Posiblemente me viene de parte de madre lo trabajador que soy. Siempre me he levantado antes que el sol y me he acostado después de un buen porrón de horas, asumiéndolo como algo normal. Pero creo que fue al inicio de mis estudios universitarios cuando me di cuenta de que en la vida hay dos formas de conseguir las cosas: ganándoselas o pagando por ellas. Pues bien, es tradición familiar ganarse las cosas, quizá porque nunca pudimos pagar por ellas, quizá no.

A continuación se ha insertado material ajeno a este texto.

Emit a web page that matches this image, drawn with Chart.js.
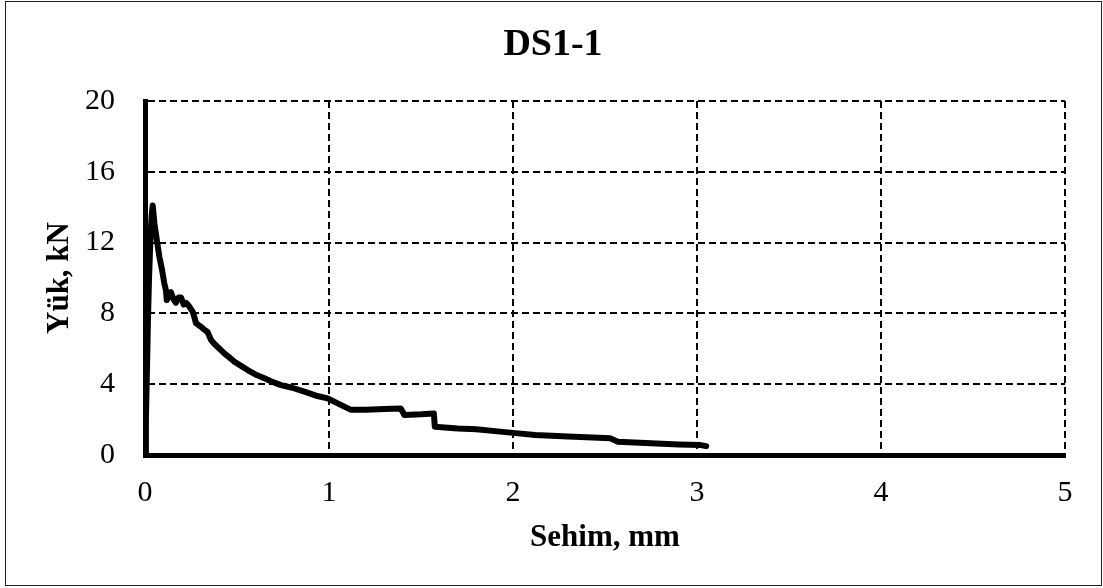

Efectivamente, fue en mis años universitarios cuando me di de morros con la gélida realidad de que, por mucho que me esforzara, nunca sería tan bueno sobre el papel (que es lo que cuenta) como aquellos bien conectados, aquellos que perdían su personalidad para dar gusto al profesorado, aquellos hijos de papá o mamá (o de otra cosa que se me ocurre ahora mismo) que daban lugar a que todo mi trabajo no sirviese de nada. De algún modo, parte del sistema corrupto que corroe las entrañas de la sociedad actual: su único mérito era ser.
Y así han ido pasando los años. Creo que si hay algo que de verdad me jode, me saca de mis casillas y me da vueltas de campana al estómago es que alguien, cuyo único mérito es ser, tire por la borda todo mi esfuerzo -esfuerzo que he de realizar por el simple hecho de no ser- para conseguir algo. Y, sinceramente, el regusto que me queda en la boca es bastante amargo, sabe a derrota, y me hace dudar de mis propias capacidades. Cuando menos, resulta tremendamente injusto.
Aunque en mi familia sea tradición levantarse una y otra vez para superar las adversidades.